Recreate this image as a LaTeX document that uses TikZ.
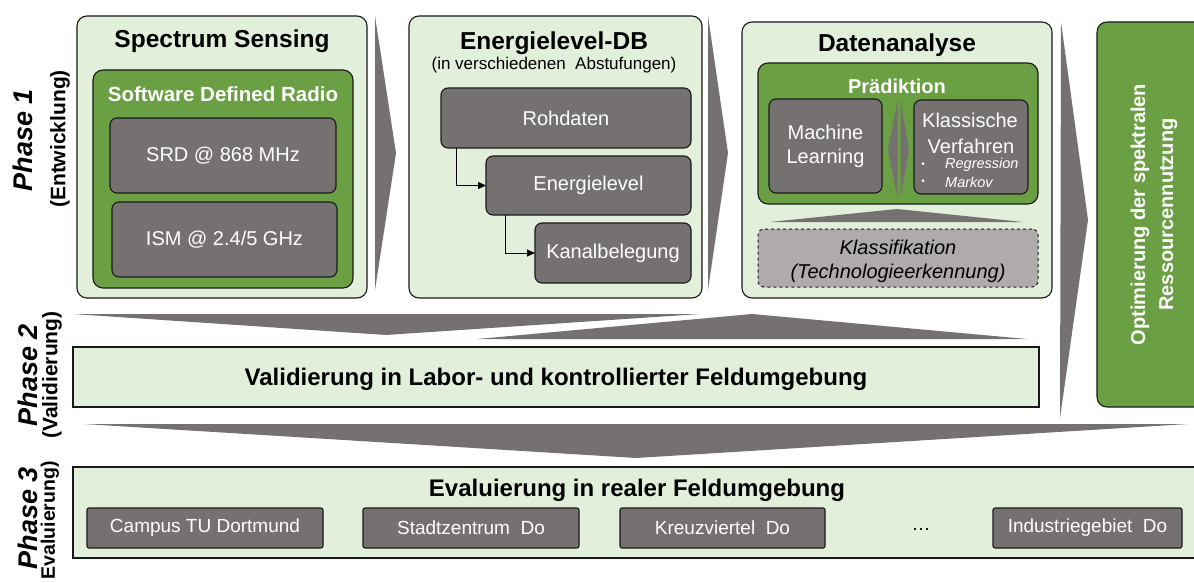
\documentclass[tikz,border=0pt]{standalone}
\usepackage{fontspec}
\setmainfont{Liberation Sans}
\usetikzlibrary{arrows.meta}

\definecolor{panelgreen}{RGB}{226,239,218}
\definecolor{leafgreen}{RGB}{106,160,67}
\definecolor{stone}{RGB}{118,113,113}
\definecolor{pebble}{RGB}{175,171,171}
\definecolor{ink}{RGB}{25,25,25}

\tikzset{
  basebox/.style={line width=1.1pt, inner sep=0pt, outer sep=0pt},
  panel/.style={basebox, draw=ink, fill=panelgreen, rounded corners=10pt},
  leaf/.style={basebox, draw=ink, fill=leafgreen, rounded corners=10pt},
  flatpanel/.style={basebox, draw=ink, fill=panelgreen},
  tile/.style={basebox, draw=ink, fill=stone, rounded corners=7pt, text=white,
    align=center, font=\fontsize{20}{24}\selectfont},
  site/.style={basebox, draw=ink, fill=stone, rounded corners=2pt, text=white,
    minimum height=40pt, font=\fontsize{19}{22}\selectfont},
  heading/.style={inner sep=0pt, font=\fontsize{24.5}{28}\selectfont\bfseries},
  leafheading/.style={inner sep=0pt, text=white, font=\fontsize{20}{24}\selectfont\bfseries},
  plain/.style={inner sep=0pt, font=\fontsize{20}{24}\selectfont},
  block/.style={fill=stone},
  flowarrow/.style={-{Triangle[length=8pt,width=7pt]}, line width=1pt, draw=black},
  phaselabel/.style={rotate=90, inner sep=0pt, font=\fontsize{27}{30}\selectfont\bfseries\itshape},
  phasesub/.style={rotate=90, inner sep=0pt, font=\fontsize{21}{24}\selectfont\bfseries},
}

\begin{document}
\begin{tikzpicture}[x=1pt, y=-1pt]
\useasboundingbox (0,0) rectangle (1194,583);
\begin{scope}
\clip (0,0) rectangle (1194,583);

% ---------- phase labels ----------
\node[phaselabel] (p1) at (23,140) {Phase 1};
\node[phasesub]   (p1s) at (60,139) {(Entwicklung)};
\node[phaselabel] (p2) at (28,375) {Phase 2};
\node[phasesub]   (p2s) at (52,375) {(Validierung)};
\node[phaselabel] (p3) at (28,518) {Phase 3};
\node[phasesub, anchor=east, font=\fontsize{19.5}{22}\selectfont\bfseries] (p3s) at (50,461) {Evaluierung)};

% ---------- Spectrum Sensing ----------
\node[panel, minimum width=290pt, minimum height=282pt] (ss) at (222,157) {};
\node[heading] (sst) at (222,41) {Spectrum Sensing};
\node[leaf, minimum width=260pt, minimum height=218pt] (sdr) at (223,179) {};
\node[leafheading, font=\fontsize{20.5}{24}\selectfont\bfseries] (sdrt) at (223,94) {Software Defined Radio};
\node[tile, minimum width=226pt, minimum height=75pt] (srd) at (223,155.5) {SRD @ 868 MHz};
\node[tile, minimum width=225pt, minimum height=75pt] (ism) at (224.5,239.5) {ISM @ 2.4/5 GHz};

% chevron towards the database
\fill[block] (375,16) -- (396,153) -- (375,290) -- cycle;

% ---------- Energielevel-DB ----------
\node[panel, minimum width=293pt, minimum height=282pt] (edb) at (555.5,157) {};
\node[heading] (edbt) at (554,43) {Energielevel-DB};
\node[inner sep=0pt, font=\fontsize{17}{20}\selectfont] (edbs) at (554,65) {(in verschiedenen\ \ Abstufungen)};
\node[tile, minimum width=250pt, minimum height=60pt] (roh) at (566,118) {Rohdaten};
\node[tile, minimum width=205pt, minimum height=59pt] (ene) at (588.5,185.5) {Energielevel};
\node[tile, minimum width=156pt, minimum height=60pt] (kan) at (613,253) {Kanalbelegung};
\draw[flowarrow] ([xshift=15pt]roh.south west) |- (ene.west);
\draw[flowarrow] ([xshift=19pt]ene.south west) |- (kan.west);

% chevron towards the analysis
\fill[block] (708,16) -- (728,153) -- (708,290) -- cycle;

% ---------- Datenanalyse ----------
\node[panel, minimum width=310pt, minimum height=276pt] (da) at (897,160) {};
\node[heading] (dat) at (897,45) {Datenanalyse};
\node[leaf, minimum width=280pt, minimum height=141pt] (pra) at (898,133.5) {};
\node[leafheading] (prat) at (897,86) {Prädiktion};
\node[tile, minimum width=113pt, minimum height=94pt] (ml) at (825.5,146) {Machine\\Learning};
\node[tile, minimum width=114pt, minimum height=94pt] (kv) at (971,147) {};
\node[plain, text=white] (kv1) at (970,120) {Klassische};
\node[plain, text=white] (kv2) at (971,146) {Verfahren};
\node[inner sep=0pt, text=white, font=\fontsize{10}{12}\selectfont] (b1) at (923,165) {•};
\node[inner sep=0pt, text=white, font=\fontsize{10}{12}\selectfont] (b2) at (923,182) {•};
\node[inner sep=0pt, anchor=west, text=white, font=\fontsize{14.5}{17}\selectfont\itshape] (reg) at (945,165) {Regression};
\node[inner sep=0pt, anchor=west, text=white, font=\fontsize{14.5}{17}\selectfont\itshape] (mar) at (945,182) {Markov};
% exchange between both approaches
\fill[block] (897.5,100) -- (888,150) -- (897.5,198) -- cycle;
\fill[block] (900.5,100) -- (909,150) -- (900.5,198) -- cycle;
% classification feeds the prediction
\fill[block] (770,222) -- (897,209) -- (1023,222) -- cycle;
\node[basebox, draw=ink, dashed, line width=1pt, fill=pebble, rounded corners=6pt,
      minimum width=280pt, minimum height=58pt] (kla) at (898,258) {};
\node[plain, align=center, font=\fontsize{20}{24}\selectfont\itshape] (klat) at (898,261)
  {Klassifikation\\(Technologieerkennung)};

% chevron towards the optimisation
\fill[block] (1061,22) -- (1088,220) -- (1060,418) -- cycle;

% ---------- Optimierung ----------
\node[leaf, rotate=90, minimum width=385pt, minimum height=114pt, text=white, align=center,
      font=\fontsize{20}{28}\selectfont\bfseries] (opt) at (1154,214.5)
  {Optimierung der spektralen\\Ressourcennutzung};

% ---------- Phase 2 ----------
\fill[block] (73,314) -- (700,314) -- (386,335) -- cycle;
\fill[block] (477,339) -- (752,314) -- (1027,339) -- cycle;
\node[flatpanel, minimum width=966pt, minimum height=60pt] (val) at (556,377) {};
\node[heading, font=\fontsize{24}{28}\selectfont\bfseries] (valt) at (556,379)
  {Validierung in Labor- und kontrollierter Feldumgebung};

% ---------- Phase 3 ----------
\fill[block] (84,424) -- (1188,424) -- (636,458) -- cycle;
\node[flatpanel, anchor=north west, minimum width=1127pt, minimum height=91pt] (eva) at (73,467) {};
\node[heading, font=\fontsize{24}{28}\selectfont\bfseries] (evat) at (637,490)
  {Evaluierung in realer Feldumgebung};
\node[site, minimum width=236pt] (campus) at (205,528) {Campus TU Dortmund};
\node[site, minimum width=216pt] (stadt) at (471,528) {Stadtzentrum\ \ Do};
\node[site, minimum width=205pt] (kreuz) at (722.5,528) {Kreuzviertel\ \ Do};
\node[inner sep=0pt, font=\fontsize{19}{22}\selectfont] (dots) at (921,529) {…};
\node[site, minimum width=189pt] (indus) at (1087.5,528) {Industriegebiet\ \ Do};

\end{scope}
\end{tikzpicture}
\end{document}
───
## TASK
Restate the data above word for word. Skip every picture.

## TASK RESULT
Recreate this image as a LaTeX document that uses TikZ.
\documentclass[tikz,border=0pt]{standalone}
\usepackage{fontspec}
\setmainfont{Liberation Sans}
\usetikzlibrary{arrows.meta}

\definecolor{panelgreen}{RGB}{226,239,218}
\definecolor{leafgreen}{RGB}{106,160,67}
\definecolor{stone}{RGB}{118,113,113}
\definecolor{pebble}{RGB}{175,171,171}
\definecolor{ink}{RGB}{25,25,25}

\tikzset{
  basebox/.style={line width=1.1pt, inner sep=0pt, outer sep=0pt},
  panel/.style={basebox, draw=ink, fill=panelgreen, rounded corners=10pt},
  leaf/.style={basebox, draw=ink, fill=leafgreen, rounded corners=10pt},
  flatpanel/.style={basebox, draw=ink, fill=panelgreen},
  tile/.style={basebox, draw=ink, fill=stone, rounded corners=7pt, text=white,
    align=center, font=\fontsize{20}{24}\selectfont},
  site/.style={basebox, draw=ink, fill=stone, rounded corners=2pt, text=white,
    minimum height=40pt, font=\fontsize{19}{22}\selectfont},
  heading/.style={inner sep=0pt, font=\fontsize{24.5}{28}\selectfont\bfseries},
  leafheading/.style={inner sep=0pt, text=white, font=\fontsize{20}{24}\selectfont\bfseries},
  plain/.style={inner sep=0pt, font=\fontsize{20}{24}\selectfont},
  block/.style={fill=stone},
  flowarrow/.style={-{Triangle[length=8pt,width=7pt]}, line width=1pt, draw=black},
  phaselabel/.style={rotate=90, inner sep=0pt, font=\fontsize{27}{30}\selectfont\bfseries\itshape},
  phasesub/.style={rotate=90, inner sep=0pt, font=\fontsize{21}{24}\selectfont\bfseries},
}

\begin{document}
\begin{tikzpicture}[x=1pt, y=-1pt]
\useasboundingbox (0,0) rectangle (1194,583);
\begin{scope}
\clip (0,0) rectangle (1194,583);

% ---------- phase labels ----------
\node[phaselabel] (p1) at (23,140) {Phase 1};
\node[phasesub]   (p1s) at (60,139) {(Entwicklung)};
\node[phaselabel] (p2) at (28,375) {Phase 2};
\node[phasesub]   (p2s) at (52,375) {(Validierung)};
\node[phaselabel] (p3) at (28,518) {Phase 3};
\node[phasesub, anchor=east, font=\fontsize{19.5}{22}\selectfont\bfseries] (p3s) at (50,461) {Evaluierung)};

% ---------- Spectrum Sensing ----------
\node[panel, minimum width=290pt, minimum height=282pt] (ss) at (222,157) {};
\node[heading] (sst) at (222,41) {Spectrum Sensing};
\node[leaf, minimum width=260pt, minimum height=218pt] (sdr) at (223,179) {};
\node[leafheading, font=\fontsize{20.5}{24}\selectfont\bfseries] (sdrt) at (223,94) {Software Defined Radio};
\node[tile, minimum width=226pt, minimum height=75pt] (srd) at (223,155.5) {SRD @ 868 MHz};
\node[tile, minimum width=225pt, minimum height=75pt] (ism) at (224.5,239.5) {ISM @ 2.4/5 GHz};

% chevron towards the database
\fill[block] (375,16) -- (396,153) -- (375,290) -- cycle;

% ---------- Energielevel-DB ----------
\node[panel, minimum width=293pt, minimum height=282pt] (edb) at (555.5,157) {};
\node[heading] (edbt) at (554,43) {Energielevel-DB};
\node[inner sep=0pt, font=\fontsize{17}{20}\selectfont] (edbs) at (554,65) {(in verschiedenen\ \ Abstufungen)};
\node[tile, minimum width=250pt, minimum height=60pt] (roh) at (566,118) {Rohdaten};
\node[tile, minimum width=205pt, minimum height=59pt] (ene) at (588.5,185.5) {Energielevel};
\node[tile, minimum width=156pt, minimum height=60pt] (kan) at (613,253) {Kanalbelegung};
\draw[flowarrow] ([xshift=15pt]roh.south west) |- (ene.west);
\draw[flowarrow] ([xshift=19pt]ene.south west) |- (kan.west);

% chevron towards the analysis
\fill[block] (708,16) -- (728,153) -- (708,290) -- cycle;

% ---------- Datenanalyse ----------
\node[panel, minimum width=310pt, minimum height=276pt] (da) at (897,160) {};
\node[heading] (dat) at (897,45) {Datenanalyse};
\node[leaf, minimum width=280pt, minimum height=141pt] (pra) at (898,133.5) {};
\node[leafheading] (prat) at (897,86) {Prädiktion};
\node[tile, minimum width=113pt, minimum height=94pt] (ml) at (825.5,146) {Machine\\Learning};
\node[tile, minimum width=114pt, minimum height=94pt] (kv) at (971,147) {};
\node[plain, text=white] (kv1) at (970,120) {Klassische};
\node[plain, text=white] (kv2) at (971,146) {Verfahren};
\node[inner sep=0pt, text=white, font=\fontsize{10}{12}\selectfont] (b1) at (923,165) {•};
\node[inner sep=0pt, text=white, font=\fontsize{10}{12}\selectfont] (b2) at (923,182) {•};
\node[inner sep=0pt, anchor=west, text=white, font=\fontsize{14.5}{17}\selectfont\itshape] (reg) at (945,165) {Regression};
\node[inner sep=0pt, anchor=west, text=white, font=\fontsize{14.5}{17}\selectfont\itshape] (mar) at (945,182) {Markov};
% exchange between both approaches
\fill[block] (897.5,100) -- (888,150) -- (897.5,198) -- cycle;
\fill[block] (900.5,100) -- (909,150) -- (900.5,198) -- cycle;
% classification feeds the prediction
\fill[block] (770,222) -- (897,209) -- (1023,222) -- cycle;
\node[basebox, draw=ink, dashed, line width=1pt, fill=pebble, rounded corners=6pt,
      minimum width=280pt, minimum height=58pt] (kla) at (898,258) {};
\node[plain, align=center, font=\fontsize{20}{24}\selectfont\itshape] (klat) at (898,261)
  {Klassifikation\\(Technologieerkennung)};

% chevron towards the optimisation
\fill[block] (1061,22) -- (1088,220) -- (1060,418) -- cycle;

% ---------- Optimierung ----------
\node[leaf, rotate=90, minimum width=385pt, minimum height=114pt, text=white, align=center,
      font=\fontsize{20}{28}\selectfont\bfseries] (opt) at (1154,214.5)
  {Optimierung der spektralen\\Ressourcennutzung};

% ---------- Phase 2 ----------
\fill[block] (73,314) -- (700,314) -- (386,335) -- cycle;
\fill[block] (477,339) -- (752,314) -- (1027,339) -- cycle;
\node[flatpanel, minimum width=966pt, minimum height=60pt] (val) at (556,377) {};
\node[heading, font=\fontsize{24}{28}\selectfont\bfseries] (valt) at (556,379)
  {Validierung in Labor- und kontrollierter Feldumgebung};

% ---------- Phase 3 ----------
\fill[block] (84,424) -- (1188,424) -- (636,458) -- cycle;
\node[flatpanel, anchor=north west, minimum width=1127pt, minimum height=91pt] (eva) at (73,467) {};
\node[heading, font=\fontsize{24}{28}\selectfont\bfseries] (evat) at (637,490)
  {Evaluierung in realer Feldumgebung};
\node[site, minimum width=236pt] (campus) at (205,528) {Campus TU Dortmund};
\node[site, minimum width=216pt] (stadt) at (471,528) {Stadtzentrum\ \ Do};
\node[site, minimum width=205pt] (kreuz) at (722.5,528) {Kreuzviertel\ \ Do};
\node[inner sep=0pt, font=\fontsize{19}{22}\selectfont] (dots) at (921,529) {…};
\node[site, minimum width=189pt] (indus) at (1087.5,528) {Industriegebiet\ \ Do};

\end{scope}
\end{tikzpicture}
\end{document}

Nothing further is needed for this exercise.